The title to the property was transferred on settlement date of DD MM 20XX, allowing you rights to recover the debt, which became recoverable at that point.
Your facts and circumstances in comparison to case authority Gasparin in relation to contract works and instalments over a number of years are vastly different. In Gasparin's case, the timing of payments required completion of particular work to be completed before payments of settlement amounts could occur. In your matter, all works were completed at settlement and there were no contingent tasks to be performed at the time each instalment falls due. Instead, the instalment payments agreement entered into between the parties were to accommodate and facilitate funding arrangements to allow the purchaser to have the benefit of realising the value of the property over time, and to fund the balance.
At settlement, you transferred the property titles and at that point, per the contracts, all tasks required to be completed to derive the payments in respect of the sale of the property had been done. Therefore, the total amount of the contract will need to be accounted for at the time of settlement, which occurred on DD MM 20XX, to calculate profit from the sale of the property.
Summary
Based on the facts and circumstances, you entered into a profit-making scheme, being more than a mere realisation of an asset or investment, which involved considerable risk and exposure with intent of making a profit.

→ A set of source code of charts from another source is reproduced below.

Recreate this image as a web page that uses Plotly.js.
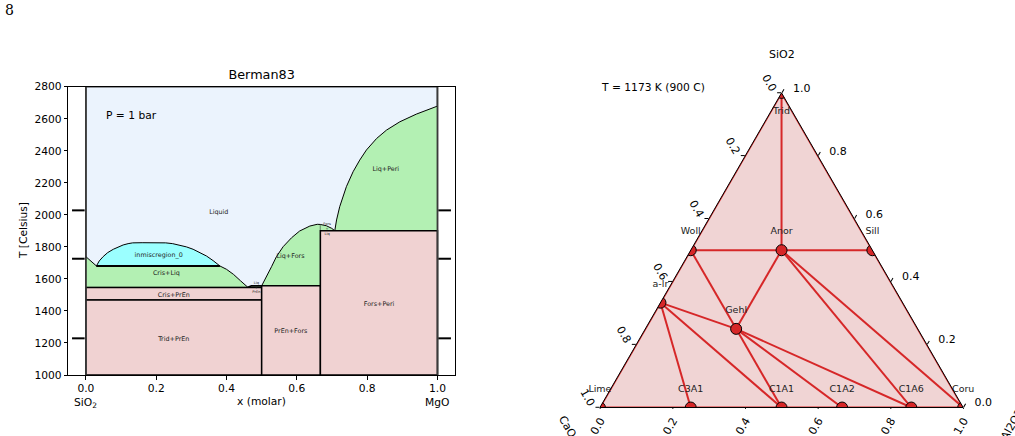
<!DOCTYPE html>
<html><head><meta charset="utf-8">
<script src="https://cdn.plot.ly/plotly-3.0.1.min.js"></script>
<style>html,body{margin:0;padding:0;background:#fff}#chart{width:1015px;height:436px}</style>
</head><body><div id="chart"></div>
<script>
// ================= Left panel: SiO2–MgO binary (Berman83) =================
const xTickVals = [0, 0.2, 0.4, 0.6, 0.8, 1.0];
const xTickText = ['0.0', '0.2', '0.4', '0.6', '0.8', '1.0'];
const tTickVals = [1000, 1200, 1400, 1600, 1800, 2000, 2200, 2400, 2600, 2800];

// invariant temperatures (°C) and compound compositions (x MgO)
const T_MIN = 1000, T_MAX = 2800;
const T_TRID_CRIS = 1468;
const T_EUT_CRIS_PREN = 1547;
const T_PERI_PREN = 1557;
const T_MONOTECTIC = 1680;
const T_EUT_FORS_PERI = 1901;
const X_PREN = 0.5;
const X_FORS = 0.667;
const X_PERI_LIQ = 0.471;

// liquidus / solvus curves
const liqCrisLeftX = [0.0, 0.030];
const liqCrisLeftT = [1739, 1681];
const domeX = [0.030, 0.038, 0.049, 0.062, 0.078, 0.092, 0.106, 0.120, 0.133, 0.160, 0.190, 0.227, 0.247, 0.267, 0.286, 0.305, 0.324, 0.343, 0.362, 0.381];
const domeT = [1681, 1712, 1739, 1764, 1785, 1800, 1812, 1820, 1825, 1826, 1826, 1825, 1820, 1812, 1800, 1785, 1766, 1743, 1714, 1681];
const liqCrisRightX = [0.381, 0.400, 0.420, 0.440, 0.452, 0.461];
const liqCrisRightT = [1681, 1660, 1628, 1588, 1563, 1547];
const liqForsLeftX = [0.500, 0.514, 0.528, 0.542, 0.561, 0.585, 0.608, 0.637, 0.658, 0.667];
const liqForsLeftT = [1557, 1614, 1676, 1739, 1801, 1857, 1899, 1930, 1941, 1940];
const liqForsRightX = [0.667, 0.684, 0.699, 0.708];
const liqForsRightT = [1940, 1932, 1916, 1901];
const liqPeriX = [0.708, 0.713, 0.722, 0.741, 0.760, 0.779, 0.798, 0.827, 0.855, 0.893, 0.940, 1.0];
const liqPeriT = [1901, 1968, 2051, 2176, 2269, 2342, 2405, 2477, 2529, 2581, 2629, 2679];

// end-member markers (short dashes beside the axes)
const endMarkT = [2028, 1726, 1229];
const endMarkXLeft = -0.0215;
const endMarkXRight = 1.0205;

// field labels
const fieldLabels = ['Liquid', 'inmiscregion_0', 'Cris+Liq', 'Cris+PrEn', 'Trid+PrEn', 'Liq+Fors', 'PrEn+Fors', 'Fors+Peri', 'Liq+Peri', 'Fors<br>+<br>Liq', 'Liq<br>+<br>PrEn'];
const fieldLabelX = [0.378, 0.207, 0.229, 0.250, 0.250, 0.582, 0.583, 0.834, 0.853, 0.686, 0.485];
const fieldLabelT = [2015, 1745, 1635, 1499, 1225, 1739, 1270, 1441, 2284, 1912, 1545];
const fieldLabelSize = [6.4, 6.4, 6.4, 6.4, 6.4, 6.4, 6.4, 6.4, 6.4, 3.6, 3.6];

const C_LIQ = '#ebf3fd', C_TWO = '#b3f0b3', C_MISC = '#9bffff', C_SOLID = '#f0d2d2';
const FONT = 'DejaVu Sans, Verdana, sans-serif';

function poly(xs, ts, fill, lw, lc) {
  return {type: 'scatter', x: xs, y: ts, mode: 'lines', fill: 'toself', fillcolor: fill,
    line: {color: lc || '#000', width: lw}, hoverinfo: 'skip', showlegend: false, xaxis: 'x', yaxis: 'y'};
}

const left = [];
left.push(poly([0, 1, 1, 0, 0], [T_MIN, T_MIN, T_MAX, T_MAX, T_MIN], C_LIQ, 1.6, '#3a3a3a'));
// Cris + Liq
left.push(poly([0].concat(liqCrisLeftX, liqCrisRightX, [0]),
  [T_EUT_CRIS_PREN].concat(liqCrisLeftT, liqCrisRightT, [T_EUT_CRIS_PREN]), C_TWO, 1));
// miscibility gap
left.push(poly(domeX.concat([domeX[0]]), domeT.concat([domeT[0]]), C_MISC, 1));
left.push({type: 'scatter', x: [domeX[0], domeX[domeX.length - 1]], y: [T_MONOTECTIC, T_MONOTECTIC], mode: 'lines',
  line: {color: '#000', width: 2}, hoverinfo: 'skip', showlegend: false});
// Liq + PrEn
left.push(poly([liqCrisRightX[liqCrisRightX.length - 1], X_PERI_LIQ, X_PREN, X_PREN],
  [T_EUT_CRIS_PREN, T_PERI_PREN, T_PERI_PREN, T_EUT_CRIS_PREN], C_TWO, 1.8));
// Liq + Fors
left.push(poly(liqForsLeftX.concat([X_FORS, X_PREN]), liqForsLeftT.concat([T_PERI_PREN, T_PERI_PREN]), C_TWO, 1));
left.push(poly(liqForsRightX.concat([X_FORS]), liqForsRightT.concat([T_EUT_FORS_PERI]), C_TWO, 1));
// Liq + Peri
left.push(poly(liqPeriX.concat([1]), liqPeriT.concat([T_EUT_FORS_PERI]), C_TWO, 1));
// solid fields
left.push(poly([0, X_PREN, X_PREN, 0, 0], [T_TRID_CRIS, T_TRID_CRIS, T_EUT_CRIS_PREN, T_EUT_CRIS_PREN, T_TRID_CRIS], C_SOLID, 1.5));
left.push(poly([0, X_PREN, X_PREN, 0, 0], [T_MIN, T_MIN, T_TRID_CRIS, T_TRID_CRIS, T_MIN], C_SOLID, 1.5));
left.push(poly([X_PREN, X_FORS, X_FORS, X_PREN, X_PREN], [T_MIN, T_MIN, T_PERI_PREN, T_PERI_PREN, T_MIN], C_SOLID, 1.5));
left.push(poly([X_FORS, 1, 1, X_FORS, X_FORS], [T_MIN, T_MIN, T_EUT_FORS_PERI, T_EUT_FORS_PERI, T_MIN], C_SOLID, 1.5));
// composition axes edges
left.push({type: 'scatter', x: [0, 0, null, 1, 1], y: [T_MIN, T_MAX, null, T_MIN, T_MAX], mode: 'lines',
  line: {color: '#3a3a3a', width: 1.6}, hoverinfo: 'skip', showlegend: false});
// end-member dashes
left.push({type: 'scatter', x: endMarkT.map(() => endMarkXLeft).concat(endMarkT.map(() => endMarkXRight)),
  y: endMarkT.concat(endMarkT), mode: 'markers', cliponaxis: false,
  marker: {symbol: 'line-ew', size: 9, line: {color: '#000', width: 2}}, hoverinfo: 'skip', showlegend: false});
// field labels
left.push({type: 'scatter', x: fieldLabelX, y: fieldLabelT, mode: 'text', text: fieldLabels,
  textposition: 'middle center', textfont: {family: FONT, size: fieldLabelSize, color: '#222'},
  hoverinfo: 'skip', showlegend: false});

// ================= Right panel: CaO–Al2O3–SiO2 ternary at 900 C =================
const phaseNames = ['Trid', 'Woll', 'Sill', 'Anor', 'a-lr', 'Gehl', 'Lime', 'C3A1', 'C1A1', 'C1A2', 'C1A6', 'Coru'];
const phaseSiO2 = [1, 0.5, 0.5, 0.5, 1 / 3, 0.25, 0, 0, 0, 0, 0, 0];
const phaseCaO = [0, 0.5, 0, 0.25, 2 / 3, 0.5, 1, 0.75, 0.5, 1 / 3, 1 / 7, 0];
const phaseAl2O3 = [0, 0, 0.5, 0.25, 0, 0.25, 0, 0.25, 0.5, 2 / 3, 6 / 7, 1];
const phaseLabelPos = ['bottom center', 'top center', 'top center', 'top center', 'top center', 'top center',
  'top center', 'top center', 'top center', 'top center', 'top center', 'top center'];
const tieFrom = ['Trid', 'Woll', 'Anor', 'Woll', 'Anor', 'Anor', 'Anor', 'a-lr', 'a-lr', 'a-lr', 'Gehl', 'Gehl', 'Gehl'];
const tieTo = ['Anor', 'Anor', 'Sill', 'Gehl', 'Gehl', 'C1A6', 'Coru', 'Gehl', 'C3A1', 'C1A1', 'C1A1', 'C1A2', 'C1A6'];
const edgeChain = ['Trid', 'Woll', 'a-lr', 'Lime', 'C3A1', 'C1A1', 'C1A2', 'C1A6', 'Coru', 'Sill', 'Trid'];
const ternTickVals = [0, 0.2, 0.4, 0.6, 0.8, 1.0];
const ternTickText = ['1.0', '0.8', '0.6', '0.4', '0.2', '0.0'];
const NB = '\u00A0\u00A0';

const RED = '#d62728';
const idx = n => phaseNames.indexOf(n);
const ta = [], tb = [], tc = [];
tieFrom.forEach((f, i) => {
  [f, tieTo[i]].forEach(n => { ta.push(phaseSiO2[idx(n)]); tb.push(phaseCaO[idx(n)]); tc.push(phaseAl2O3[idx(n)]); });
  ta.push(null); tb.push(null); tc.push(null);
});
const ea = edgeChain.map(n => phaseSiO2[idx(n)]);
const eb = edgeChain.map(n => phaseCaO[idx(n)]);
const ec = edgeChain.map(n => phaseAl2O3[idx(n)]);

const right = [
  {type: 'scatterternary', subplot: 'ternary', a: ea, b: eb, c: ec, mode: 'lines',
    line: {color: RED, width: 2}, hoverinfo: 'skip', showlegend: false},
  {type: 'scatterternary', subplot: 'ternary', a: ta, b: tb, c: tc, mode: 'lines', connectgaps: false,
    line: {color: RED, width: 2}, hoverinfo: 'skip', showlegend: false},
  {type: 'scatterternary', subplot: 'ternary', a: phaseSiO2, b: phaseCaO, c: phaseAl2O3, mode: 'markers',
    marker: {color: RED, size: 11, line: {color: '#000', width: 1}}, hoverinfo: 'skip', showlegend: false},
  {type: 'scatterternary', subplot: 'ternary', a: phaseSiO2, b: phaseCaO, c: phaseAl2O3, mode: 'markers+text',
    text: phaseNames, textposition: phaseLabelPos, cliponaxis: false,
    textfont: {family: FONT, size: 9.5, color: '#222'},
    marker: {size: 20, color: 'rgba(0,0,0,0)'}, hoverinfo: 'skip', showlegend: false}
];

function ternAxis(angle, len, texts) {
  return {tickmode: 'array', tickvals: ternTickVals, ticktext: texts, tickangle: angle,
    ticks: 'outside', ticklen: len, tickwidth: 1, tickcolor: '#000', showgrid: false,
    showline: true, linecolor: '#000', linewidth: 1, layer: 'above traces', min: 0,
    tickfont: {family: FONT, size: 11, color: '#000'}, title: {text: ''}};
}

const axisCommon = {showline: true, linecolor: '#000', linewidth: 1, mirror: true, ticks: 'outside',
  ticklen: 3.5, tickcolor: '#000', tickwidth: 1, showgrid: false, zeroline: false,
  tickfont: {family: FONT, size: 10.7, color: '#000'}};

function note(text, x, y, opts) {
  return Object.assign({text: text, xref: 'paper', yref: 'paper', x: x, y: y, xanchor: 'center', yanchor: 'middle',
    showarrow: false, font: {family: FONT, size: 10.7, color: '#000'}}, opts || {});
}

const layout = {
  width: 1015, height: 436, margin: {l: 0, r: 0, t: 0, b: 0},
  paper_bgcolor: '#fff', plot_bgcolor: '#fff', showlegend: false,
  font: {family: FONT, color: '#000'},
  title: {text: 'Berman83', x: 0.2578, xanchor: 'center', y: 0.828, yanchor: 'middle',
    font: {family: FONT, size: 12.8, color: '#000'}},
  xaxis: Object.assign({}, axisCommon, {domain: [0.0673, 0.4483], range: [-0.05, 1.05],
    tickmode: 'array', tickvals: xTickVals, ticktext: xTickText, anchor: 'y'}),
  yaxis: Object.assign({}, axisCommon, {domain: [0.1399, 0.8011], range: [T_MIN, T_MAX],
    tickmode: 'array', tickvals: tTickVals, anchor: 'x'}),
  ternary: {domain: {x: [0.58, 0.96], y: [0.0653, 0.7869]}, sum: 1, bgcolor: '#f0d4d4',
    aaxis: ternAxis(60, 4, ternTickText),
    baxis: ternAxis(-60, 1, ternTickText),
    caxis: ternAxis(0, 4, ternTickText.map(t => NB + t))},
  annotations: [
    note('8', 0.0094, 0.977, {font: {family: 'DejaVu Serif, serif', size: 14, color: '#000'}}),
    note('P = 1 bar', 0.052, 2623, {xref: 'x', yref: 'y', xanchor: 'left'}),
    note('x (molar)', 0.2578, 0.0787),
    note('T [Celsius]', 0.0227, 0.470, {textangle: -90}),
    note('SiO<sub>2</sub>', 0, 0.0757, {xref: 'x'}),
    note('MgO', 1, 0.0757, {xref: 'x'}),
    note('SiO2', 0.770, 0.876, {font: {family: FONT, size: 11, color: '#000'}}),
    note('T = 1173 K (900 C)', 0.590, 0.800, {xanchor: 'left'}),
    note('CaO', 0.5596, 0.0206, {textangle: 60, font: {family: FONT, size: 11, color: '#000'}}),
    note('Al2O3', 0.997, 0.0275, {textangle: -60, font: {family: FONT, size: 11, color: '#000'}})
  ]
};

Plotly.newPlot('chart', left.concat(right), layout, {staticPlot: true, displayModeBar: false});
</script></body></html>
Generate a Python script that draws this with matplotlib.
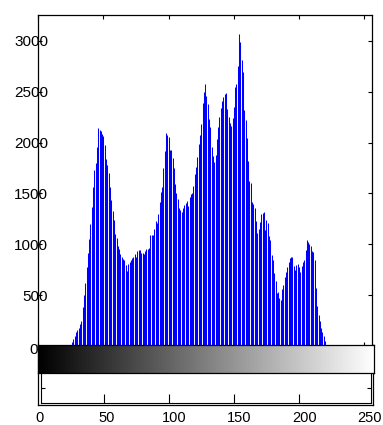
import matplotlib
matplotlib.use("Agg")
import matplotlib.pyplot as plt
import matplotlib.transforms as mtransforms
import numpy as np

plt.rcParams["font.family"] = ["Liberation Sans", "DejaVu Sans"]

# grey levels 0..255
levels = np.arange(256)

# pixel counts per grey level (bins 0-23 and 222-255 are empty)
counts_24_221 = [
    5, 12, 40, 70, 100, 135, 160, 175, 220, 250,                       # 24-33
    380, 500, 620, 780, 910, 1050, 1200, 1370, 1560, 1730,             # 34-43
    1800, 1960, 2140, 2125, 2110, 2080, 2070, 1980, 1840, 1780,        # 44-53
    1700, 1560, 1440, 1330, 1240, 1100, 1060, 980, 950, 900,           # 54-63
    875, 860, 845, 800, 735, 810, 830, 850, 865, 880,                  # 64-73
    905, 880, 930, 945, 940, 915, 910, 905, 930, 955,                  # 74-83
    950, 960, 1090, 1095, 1092, 1150, 1225, 1210, 1300, 1420,          # 84-93
    1510, 1565, 1750, 1920, 2095, 2075, 2060, 1930, 1925, 1850,        # 94-103
    1750, 1590, 1500, 1450, 1360, 1340, 1320, 1360, 1390, 1410,        # 104-113
    1430, 1375, 1470, 1490, 1505, 1575, 1695, 1760, 1860, 1990,        # 114-123
    2075, 2180, 2390, 2500, 2580, 2460, 2380, 2230, 2150, 1960,        # 124-133
    1870, 1810, 1880, 2040, 2150, 2250, 2340, 2410, 2450, 2480,        # 134-143
    2490, 2330, 2250, 2190, 2165, 2240, 2350, 2550, 2580, 2750,        # 144-153
    3070, 2990, 2810, 2690, 2320, 2220, 2050, 1815, 1620, 1600,        # 154-163
    1420, 1400, 1355, 1225, 1110, 1150, 1220, 1300, 1310, 1320,        # 164-173
    1140, 1235, 1210, 1080, 1040, 895, 850, 720, 640, 520,             # 174-183
    530, 470, 455, 560, 600, 680, 730, 780, 830, 865,                  # 184-193
    880, 880, 790, 750, 800, 805, 780, 730, 790, 830,                  # 194-203
    845, 940, 1045, 1020, 1000, 980, 930, 925, 850, 570,               # 204-213
    390, 300, 250, 175, 140, 95, 50, 10,                               # 214-221
]
counts = np.zeros(256)
counts[24:24 + len(counts_24_221)] = counts_24_221

yticks = [0, 500, 1000, 1500, 2000, 2500, 3000]
xticks = [0, 50, 100, 150, 200, 250]

W, H = 383, 425
fig = plt.figure(figsize=(W / 100, H / 100), dpi=100)


def px_rect(x0, y0, x1, y1):
    # pixel box (top-left origin) -> figure fraction rect
    return [x0 / W, 1 - y1 / H, (x1 - x0) / W, (y1 - y0) / H]


# outer frame of the lower strip, carries the tick labels
ax_out = fig.add_axes(px_rect(38.3, 345, 372.7, 405))
ax_out.set_xlim(0, 256)
ax_out.set_ylim(0, 1)
ax_out.set_yticks([])
ax_out.set_xticks(xticks)
ax_out.set_xticklabels([str(t) for t in xticks], fontsize=10.5)
ax_out.tick_params(axis="x", length=0, pad=4)
for sp in ax_out.spines.values():
    sp.set_linewidth(0.9)
for lab, dx in zip(ax_out.get_xticklabels(), [1, 3, 5, 5, 5, 5]):
    lab.set_transform(lab.get_transform() + mtransforms.ScaledTranslation(dx / 100, 0, fig.dpi_scale_trans))

# inner frame with tick marks
ax_in = fig.add_axes(px_rect(40.7, 345, 371, 402.7))
ax_in.set_xlim(1.8, 255.2)
ax_in.set_ylim(0, 1)
ax_in.set_xticks(xticks[1:-1])
ax_in.set_xticklabels([])
ax_in.set_yticks([0.255])
ax_in.set_yticklabels([])
ax_in.tick_params(axis="x", direction="in", length=6.5, width=0.8)
ax_in.tick_params(axis="y", direction="in", length=3, width=0.8, right=True)
for sp in ax_in.spines.values():
    sp.set_linewidth(0.8)

# histogram
ax = fig.add_axes(px_rect(38.3, 15, 372, 346))
ax.vlines(levels, 0, counts, colors="#0000ff", linewidth=0.75)
ax.set_xlim(0, 256)
ax.set_ylim(0, 3255)
ax.set_xticks(xticks)
ax.set_xticklabels([])
ax.set_yticks(yticks)
ax.set_yticklabels([str(t) for t in yticks], fontsize=11)
ax.tick_params(direction="in", length=3, width=0.8, top=True, right=True)
ax.tick_params(axis="y", pad=-7.2)
for sp in ax.spines.values():
    sp.set_linewidth(0.9)
for lab, t in zip(ax.get_yticklabels(), yticks):
    if t == 0:
        lab.set_transform(lab.get_transform() + mtransforms.ScaledTranslation(-10 / 100, -2 / 100, fig.dpi_scale_trans))

# grey-level colour bar
ax_cb = fig.add_axes(px_rect(38.3, 345, 374, 373.3))
ax_cb.imshow(levels[np.newaxis, :], cmap="gray", aspect="auto", vmin=0, vmax=255,
             extent=[0, 256, 0, 1], interpolation="bilinear")
ax_cb.set_xticks([])
ax_cb.set_yticks([])
for sp in ax_cb.spines.values():
    sp.set_linewidth(0.9)

fig.savefig("out.png", dpi=100)
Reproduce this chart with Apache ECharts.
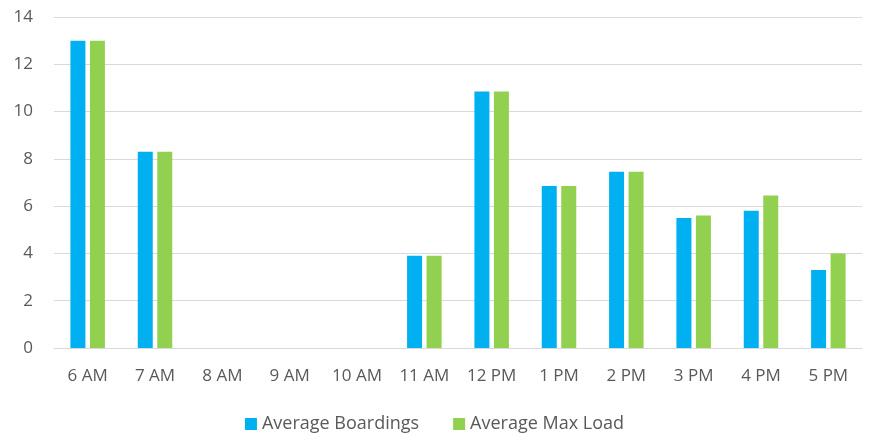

You entered into various legal contracts for those undertaking the works on the project, with specific clauses detailing but not limited to completion date, settlement amounts, instalment payments agreement that accommodated and facilitated funding arrangements to allow the purchaser the benefit of realising the value of the property over time, and to fund the balance. The instalment payments are not conditional for works to be completed before payments can occur. Therefore, the total amount of the contract upon when the project was completed is on DD MM 20XX. It is also considered that at this date the debt become irrecoverable.
The profit from the scheme will be assessable on revenue account under section 6-5 of the ITAA 1997 as a result of an isolated profit-making undertaking or scheme, and is assessable to you in the financial year ended 30 June 20XX.